• [Task requirements]: Copy the data exactly from the line that contains "What Altair code" through the line that contains "return alt.Y(f, scale=yscale, axis=yaxis)", keeping both end lines and leaving out everything else.

• [Exercise input]:
* * *

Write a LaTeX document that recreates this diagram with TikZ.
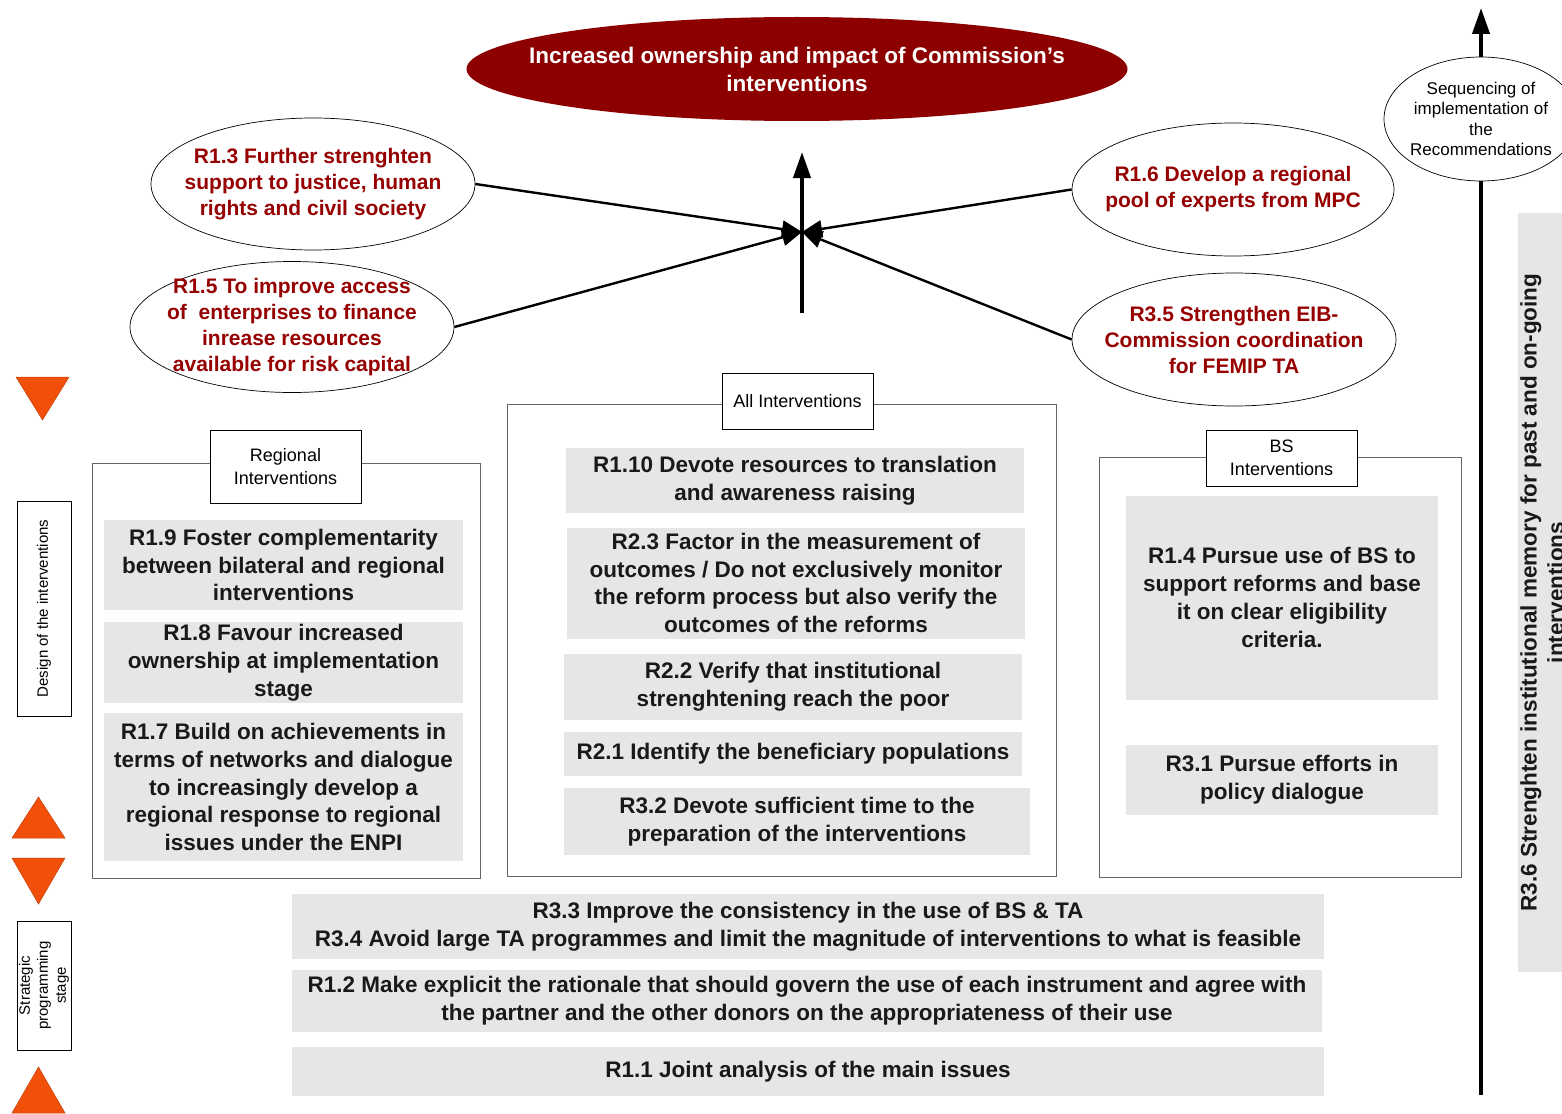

* * *

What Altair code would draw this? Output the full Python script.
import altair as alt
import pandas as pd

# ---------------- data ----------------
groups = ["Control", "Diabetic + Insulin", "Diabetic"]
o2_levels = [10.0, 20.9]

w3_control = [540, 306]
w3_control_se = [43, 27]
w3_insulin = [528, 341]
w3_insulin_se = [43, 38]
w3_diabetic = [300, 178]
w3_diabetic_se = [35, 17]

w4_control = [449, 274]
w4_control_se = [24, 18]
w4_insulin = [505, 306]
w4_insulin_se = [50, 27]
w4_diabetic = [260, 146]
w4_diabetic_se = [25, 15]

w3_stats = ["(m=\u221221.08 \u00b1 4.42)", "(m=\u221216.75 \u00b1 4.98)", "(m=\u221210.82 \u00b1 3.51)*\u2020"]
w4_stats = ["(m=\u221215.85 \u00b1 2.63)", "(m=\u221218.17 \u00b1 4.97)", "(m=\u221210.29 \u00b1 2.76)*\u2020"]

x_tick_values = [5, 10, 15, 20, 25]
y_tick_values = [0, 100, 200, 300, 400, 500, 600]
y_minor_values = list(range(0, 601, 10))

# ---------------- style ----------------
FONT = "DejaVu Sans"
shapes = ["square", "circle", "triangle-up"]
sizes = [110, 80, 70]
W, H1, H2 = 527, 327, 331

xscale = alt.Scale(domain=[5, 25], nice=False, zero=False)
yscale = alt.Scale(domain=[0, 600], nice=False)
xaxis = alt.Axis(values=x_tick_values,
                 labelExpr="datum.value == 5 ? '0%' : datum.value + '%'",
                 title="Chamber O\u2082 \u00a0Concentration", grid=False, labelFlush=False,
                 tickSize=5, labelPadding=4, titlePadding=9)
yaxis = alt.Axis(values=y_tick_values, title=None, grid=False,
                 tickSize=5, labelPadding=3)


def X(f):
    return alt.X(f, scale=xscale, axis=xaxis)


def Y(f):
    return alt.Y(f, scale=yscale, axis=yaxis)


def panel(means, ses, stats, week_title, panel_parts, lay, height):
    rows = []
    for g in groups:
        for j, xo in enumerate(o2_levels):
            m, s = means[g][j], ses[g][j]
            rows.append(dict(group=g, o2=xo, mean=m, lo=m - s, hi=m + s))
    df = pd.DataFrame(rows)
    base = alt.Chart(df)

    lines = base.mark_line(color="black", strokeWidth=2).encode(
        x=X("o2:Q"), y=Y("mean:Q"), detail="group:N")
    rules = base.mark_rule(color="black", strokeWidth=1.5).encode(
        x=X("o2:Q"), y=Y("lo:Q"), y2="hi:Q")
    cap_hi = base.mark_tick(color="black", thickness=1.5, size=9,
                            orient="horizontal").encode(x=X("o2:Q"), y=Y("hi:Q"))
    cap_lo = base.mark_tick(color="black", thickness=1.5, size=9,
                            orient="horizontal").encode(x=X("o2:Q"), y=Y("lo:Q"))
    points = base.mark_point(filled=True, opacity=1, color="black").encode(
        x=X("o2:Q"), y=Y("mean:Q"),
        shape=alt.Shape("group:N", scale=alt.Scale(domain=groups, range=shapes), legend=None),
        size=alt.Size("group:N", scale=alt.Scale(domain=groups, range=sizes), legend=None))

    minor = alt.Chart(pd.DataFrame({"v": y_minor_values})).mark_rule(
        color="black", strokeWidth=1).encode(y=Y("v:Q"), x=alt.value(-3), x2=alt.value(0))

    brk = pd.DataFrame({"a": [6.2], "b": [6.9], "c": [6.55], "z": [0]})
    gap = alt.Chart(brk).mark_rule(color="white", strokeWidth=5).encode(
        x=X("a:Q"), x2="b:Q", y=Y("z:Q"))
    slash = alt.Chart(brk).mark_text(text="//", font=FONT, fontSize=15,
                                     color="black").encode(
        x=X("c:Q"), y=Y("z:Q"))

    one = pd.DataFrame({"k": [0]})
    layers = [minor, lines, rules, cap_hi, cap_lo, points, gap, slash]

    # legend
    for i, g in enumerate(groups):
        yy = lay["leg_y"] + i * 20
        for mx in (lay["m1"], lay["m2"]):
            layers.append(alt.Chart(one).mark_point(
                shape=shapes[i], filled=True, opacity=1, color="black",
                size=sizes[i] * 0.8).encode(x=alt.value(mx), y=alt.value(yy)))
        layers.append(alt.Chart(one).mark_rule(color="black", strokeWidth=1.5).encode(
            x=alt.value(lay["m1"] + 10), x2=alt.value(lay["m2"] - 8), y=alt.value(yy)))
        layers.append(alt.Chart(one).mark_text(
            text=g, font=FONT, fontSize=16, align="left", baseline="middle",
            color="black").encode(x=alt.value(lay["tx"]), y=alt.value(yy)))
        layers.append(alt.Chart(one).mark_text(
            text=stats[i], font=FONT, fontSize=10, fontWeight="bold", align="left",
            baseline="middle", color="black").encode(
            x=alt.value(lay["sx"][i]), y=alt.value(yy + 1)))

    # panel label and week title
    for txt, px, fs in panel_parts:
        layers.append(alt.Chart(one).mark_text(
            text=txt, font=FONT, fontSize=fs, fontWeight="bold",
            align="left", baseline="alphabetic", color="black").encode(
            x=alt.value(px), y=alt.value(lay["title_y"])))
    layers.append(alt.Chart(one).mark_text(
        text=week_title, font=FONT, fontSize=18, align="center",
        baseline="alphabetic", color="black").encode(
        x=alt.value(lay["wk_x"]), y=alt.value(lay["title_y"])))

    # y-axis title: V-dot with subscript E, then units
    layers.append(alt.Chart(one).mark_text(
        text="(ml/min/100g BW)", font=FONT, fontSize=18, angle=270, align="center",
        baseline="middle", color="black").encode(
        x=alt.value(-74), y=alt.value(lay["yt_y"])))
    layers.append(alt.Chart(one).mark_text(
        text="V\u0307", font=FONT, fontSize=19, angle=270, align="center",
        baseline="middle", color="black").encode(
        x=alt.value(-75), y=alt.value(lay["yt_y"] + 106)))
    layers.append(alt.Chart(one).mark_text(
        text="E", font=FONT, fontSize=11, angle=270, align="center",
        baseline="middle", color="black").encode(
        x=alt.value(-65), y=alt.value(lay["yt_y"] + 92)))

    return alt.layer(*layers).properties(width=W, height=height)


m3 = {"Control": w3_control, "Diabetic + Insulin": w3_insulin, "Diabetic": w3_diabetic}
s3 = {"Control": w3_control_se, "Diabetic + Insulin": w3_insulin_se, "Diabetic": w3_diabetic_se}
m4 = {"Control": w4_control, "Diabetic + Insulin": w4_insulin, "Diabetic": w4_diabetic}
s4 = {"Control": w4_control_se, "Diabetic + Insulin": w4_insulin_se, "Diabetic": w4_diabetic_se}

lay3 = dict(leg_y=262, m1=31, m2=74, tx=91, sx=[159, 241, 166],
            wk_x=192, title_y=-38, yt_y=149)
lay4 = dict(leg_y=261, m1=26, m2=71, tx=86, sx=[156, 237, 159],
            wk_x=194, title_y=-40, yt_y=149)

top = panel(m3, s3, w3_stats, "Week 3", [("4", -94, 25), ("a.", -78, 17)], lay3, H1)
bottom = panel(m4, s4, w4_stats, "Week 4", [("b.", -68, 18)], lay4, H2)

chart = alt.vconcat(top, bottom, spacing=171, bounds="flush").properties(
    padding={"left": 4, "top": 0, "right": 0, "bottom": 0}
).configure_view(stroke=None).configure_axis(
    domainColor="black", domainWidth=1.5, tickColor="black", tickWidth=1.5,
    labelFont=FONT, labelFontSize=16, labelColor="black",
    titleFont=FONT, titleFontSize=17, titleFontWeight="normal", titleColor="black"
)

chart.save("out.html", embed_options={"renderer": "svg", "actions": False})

* * *

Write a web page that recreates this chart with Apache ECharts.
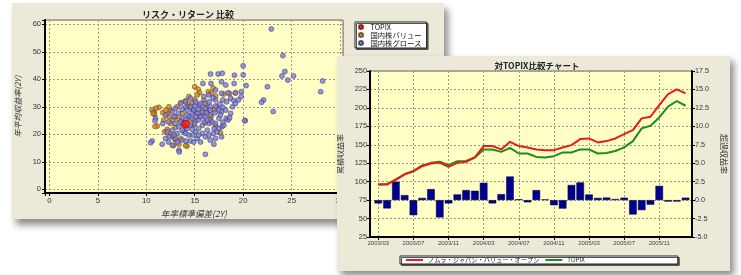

* * *

• [Finished answer]:
What Altair code would draw this? Output the full Python script.
import altair as alt
import pandas as pd

# ---------------- data ----------------
groups = ["Control", "Diabetic + Insulin", "Diabetic"]
o2_levels = [10.0, 20.9]

w3_control = [540, 306]
w3_control_se = [43, 27]
w3_insulin = [528, 341]
w3_insulin_se = [43, 38]
w3_diabetic = [300, 178]
w3_diabetic_se = [35, 17]

w4_control = [449, 274]
w4_control_se = [24, 18]
w4_insulin = [505, 306]
w4_insulin_se = [50, 27]
w4_diabetic = [260, 146]
w4_diabetic_se = [25, 15]

w3_stats = ["(m=\u221221.08 \u00b1 4.42)", "(m=\u221216.75 \u00b1 4.98)", "(m=\u221210.82 \u00b1 3.51)*\u2020"]
w4_stats = ["(m=\u221215.85 \u00b1 2.63)", "(m=\u221218.17 \u00b1 4.97)", "(m=\u221210.29 \u00b1 2.76)*\u2020"]

x_tick_values = [5, 10, 15, 20, 25]
y_tick_values = [0, 100, 200, 300, 400, 500, 600]
y_minor_values = list(range(0, 601, 10))

# ---------------- style ----------------
FONT = "DejaVu Sans"
shapes = ["square", "circle", "triangle-up"]
sizes = [110, 80, 70]
W, H1, H2 = 527, 327, 331

xscale = alt.Scale(domain=[5, 25], nice=False, zero=False)
yscale = alt.Scale(domain=[0, 600], nice=False)
xaxis = alt.Axis(values=x_tick_values,
                 labelExpr="datum.value == 5 ? '0%' : datum.value + '%'",
                 title="Chamber O\u2082 \u00a0Concentration", grid=False, labelFlush=False,
                 tickSize=5, labelPadding=4, titlePadding=9)
yaxis = alt.Axis(values=y_tick_values, title=None, grid=False,
                 tickSize=5, labelPadding=3)


def X(f):
    return alt.X(f, scale=xscale, axis=xaxis)


def Y(f):
    return alt.Y(f, scale=yscale, axis=yaxis)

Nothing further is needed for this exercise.